世界における検察官倫理
出典: フリー百科事典『ウィキペディア(Wikipedia)』 (2021/08/09 02:46 UTC 版)
検察官倫理とは「法の支配と人権を尊重する基本的な義務と責任」と表現される。すなわち、単に有罪判決を獲得するだけではなく、「公益の代表者」として真実発見に向けて努力し、正義の執行が正しくなされるようにしなければならないとされる。検察官はとりわけ真実を尊重する義務を負うのであり、この点において依頼者の利益に奉仕する弁護人との差があるとされる。 このような考え方に基づき、国連、国際検察官協会、EU、英国、カナダ、オーストラリア、米国などでは、厳重な証拠開示義務や適正手続の保持などを定めた明文の検察官倫理規範が制定されている。
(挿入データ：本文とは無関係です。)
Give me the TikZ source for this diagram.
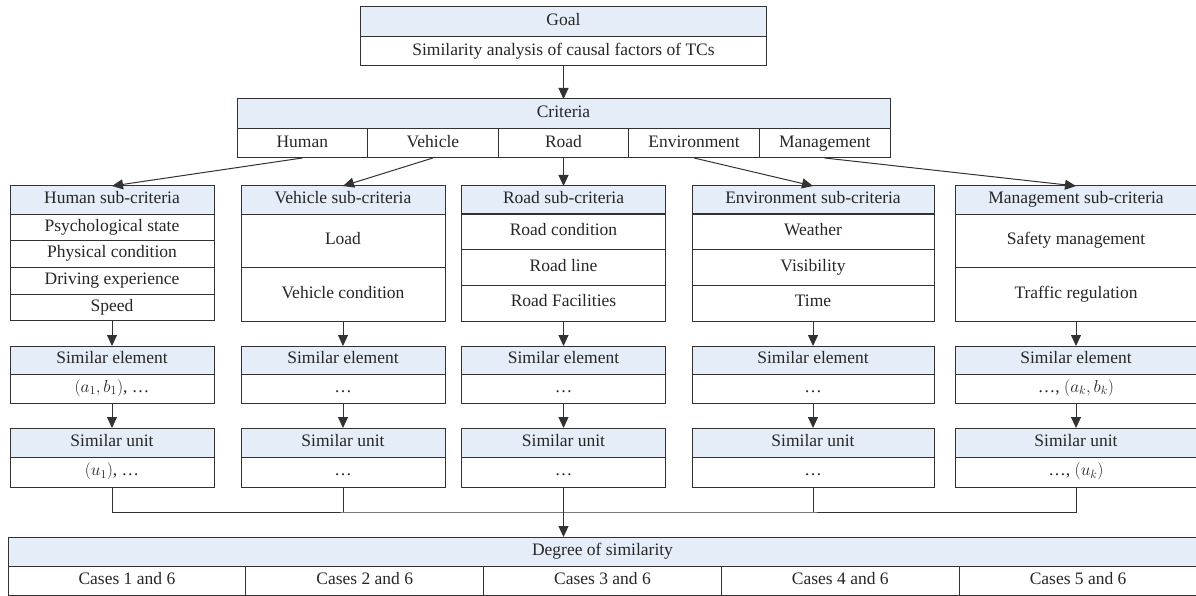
\documentclass[tikz,border=0pt]{standalone}
\usepackage{fontspec}
\setmainfont{Liberation Serif}
\usetikzlibrary{arrows.meta}
\definecolor{hdrblue}{RGB}{229,237,248}
\definecolor{linegray}{RGB}{50,50,50}

\begin{document}
\begin{tikzpicture}[x=1pt,y=-1pt,
		every node/.style={draw=linegray,line width=1pt,inner sep=0pt,outer sep=0pt,
			text=black!85,font=\fontsize{17.5}{20}\selectfont,text height=0.95em,text depth=0.2em},
		hdr/.style={fill=hdrblue},
		con/.style={draw=linegray,line width=1pt},
		arr/.style={con,-{Triangle[length=11pt,width=10pt]}}]
			\useasboundingbox (0,0) rectangle (1196,596);
			% goal
			\node [hdr,minimum width=406,minimum height=30] (goal) at (563.5,22) {Goal};
			\node [minimum width=406,minimum height=29] (goaltxt) at (563.5,51.5) {Similarity analysis of causal factors of TCs};
			% criteria
			\node [hdr,minimum width=653,minimum height=30] (crit) at (563.5,114) {Criteria};
			\node [minimum width=130.6,minimum height=29] (c1) at (302.3,143.5) {Human};
			\node [minimum width=130.6,minimum height=29] (c2) at (432.9,143.5) {Vehicle};
			\node [minimum width=130.6,minimum height=29] (c3) at (563.5,143.5) {Road};
			\node [minimum width=130.6,minimum height=29] (c4) at (694.1,143.5) {Environment};
			\node [minimum width=130.6,minimum height=29] (c5) at (824.7,143.5) {Management};
			\draw [arr] (goaltxt.south) -- (crit.north);
			% sub-criteria
			\node [hdr,minimum width=204,minimum height=28] (hs) at (112,200) {Human sub-criteria};
			\node [minimum width=204,minimum height=26.75] (hs1) at (112,227.4) {Psychological state};
			\node [minimum width=204,minimum height=26.75] (hs2) at (112,254.1) {Physical condition};
			\node [minimum width=204,minimum height=26.75] (hs3) at (112,280.9) {Driving experience};
			\node [minimum width=204,minimum height=26.75] (hs4) at (112,307.6) {Speed};
			\node [hdr,minimum width=204,minimum height=28] (vs) at (343,200) {Vehicle sub-criteria};
			\node [minimum width=204,minimum height=53.5] (vs1) at (343,240.75) {Load};
			\node [minimum width=204,minimum height=53.5] (vs2) at (343,294.25) {Vehicle condition};
			\node [hdr,minimum width=204,minimum height=28] (rs) at (563.5,200) {Road sub-criteria};
			\node [minimum width=204,minimum height=35.67] (rs1) at (563.5,231.8) {Road condition};
			\node [minimum width=204,minimum height=35.67] (rs2) at (563.5,267.5) {Road line};
			\node [minimum width=204,minimum height=35.67] (rs3) at (563.5,303.2) {Road Facilities};
			\node [hdr,minimum width=242,minimum height=28] (es) at (813,200) {Environment sub-criteria};
			\node [minimum width=242,minimum height=35.67] (es1) at (813,231.8) {Weather};
			\node [minimum width=242,minimum height=35.67] (es2) at (813,267.5) {Visibility};
			\node [minimum width=242,minimum height=35.67] (es3) at (813,303.2) {Time};
			\node [hdr,minimum width=242,minimum height=28] (ms) at (1076,200) {Management sub-criteria};
			\node [minimum width=242,minimum height=53.5] (ms1) at (1076,240.75) {Safety management};
			\node [minimum width=242,minimum height=53.5] (ms2) at (1076,294.25) {Traffic regulation};
			\draw [arr] (c1.south) -- (hs.north);
			\draw [arr] (c2.south) -- (vs.north);
			\draw [arr] (c3.south) -- (rs.north);
			\draw [arr] (c4.south) -- (es.north);
			\draw [arr] (c5.south) -- (ms.north);
			% similar elements
			\node [hdr,minimum width=204,minimum height=28] (hse) at (112,360) {Similar element};
			\node [minimum width=204,minimum height=29] (hse2) at (112,388.5) {$(a_1, b_1)$, \dots};
			\node [hdr,minimum width=204,minimum height=28] (vse) at (343,360) {Similar element};
			\node [minimum width=204,minimum height=29] (vse2) at (343,388.5) {\dots};
			\node [hdr,minimum width=204,minimum height=28] (rse) at (563.5,360) {Similar element};
			\node [minimum width=204,minimum height=29] (rse2) at (563.5,388.5) {\dots};
			\node [hdr,minimum width=242,minimum height=28] (ese) at (813,360) {Similar element};
			\node [minimum width=242,minimum height=29] (ese2) at (813,388.5) {\dots};
			\node [hdr,minimum width=242,minimum height=28] (mse) at (1076,360) {Similar element};
			\node [minimum width=242,minimum height=29] (mse2) at (1076,388.5) {\dots, $(a_k, b_k)$};
			\draw [arr] (hs4.south) -- (hse.north);
			\draw [arr] (vs2.south) -- (vse.north);
			\draw [arr] (rs3.south) -- (rse.north);
			\draw [arr] (es3.south) -- (ese.north);
			\draw [arr] (ms2.south) -- (mse.north);
			% similar units
			\node [hdr,minimum width=204,minimum height=29] (hsu) at (112,442.5) {Similar unit};
			\node [minimum width=204,minimum height=30] (hsu2) at (112,472) {$(u_1)$, \dots};
			\node [hdr,minimum width=204,minimum height=29] (vsu) at (343,442.5) {Similar unit};
			\node [minimum width=204,minimum height=30] (vsu2) at (343,472) {\dots};
			\node [hdr,minimum width=204,minimum height=29] (rsu) at (563.5,442.5) {Similar unit};
			\node [minimum width=204,minimum height=30] (rsu2) at (563.5,472) {\dots};
			\node [hdr,minimum width=242,minimum height=29] (esu) at (813,442.5) {Similar unit};
			\node [minimum width=242,minimum height=30] (esu2) at (813,472) {\dots};
			\node [hdr,minimum width=242,minimum height=29] (msu) at (1076,442.5) {Similar unit};
			\node [minimum width=242,minimum height=30] (msu2) at (1076,472) {\dots, $(u_k)$};
			\draw [arr] (hse2.south) -- (hsu.north);
			\draw [arr] (vse2.south) -- (vsu.north);
			\draw [arr] (rse2.south) -- (rsu.north);
			\draw [arr] (ese2.south) -- (esu.north);
			\draw [arr] (mse2.south) -- (msu.north);
			% degree of similarity
			\node [hdr,minimum width=1189,minimum height=29] (deg) at (602.5,551.5) {Degree of similarity};
			\node [minimum width=237.8,minimum height=29] (d1) at (126.9,580.5) {Cases 1 and 6};
			\node [minimum width=237.8,minimum height=29] (d2) at (364.7,580.5) {Cases 2 and 6};
			\node [minimum width=237.8,minimum height=29] (d3) at (602.5,580.5) {Cases 3 and 6};
			\node [minimum width=237.8,minimum height=29] (d4) at (840.3,580.5) {Cases 4 and 6};
			\node [minimum width=237.8,minimum height=29] (d5) at (1078.1,580.5) {Cases 5 and 6};
			\coordinate (join) at (563.5,512);
			\draw [con] (hsu2.south) |- (join) -| (msu2.south);
			\draw [con] (vsu2.south) -- (vsu2.south |- join);
			\draw [con] (esu2.south) -- (esu2.south |- join);
			\draw [arr] (rsu2.south) -- (rsu2.south |- deg.north);
\end{tikzpicture}
\end{document}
特に、日本法が当事者主義を継受した母法国であるアメリカにおいては、アメリカ法曹協会(ABA)の刑事司法基準において、検察官の役割は「正義がなされることを希求することで、有罪を求めることではない」と明確に定められている。 違反に対する制裁は厳しく、米国で2006年に発生した「デューク大学ラクロス・チーム事件」または「ナイフォン事件」として知られる事案においては、無罪証拠を隠蔽し開示を怠ったナイフォン検事は、懲戒手続(The North Carolina state Bar v. Michael B. Nifong)を経て法曹資格を剥奪された。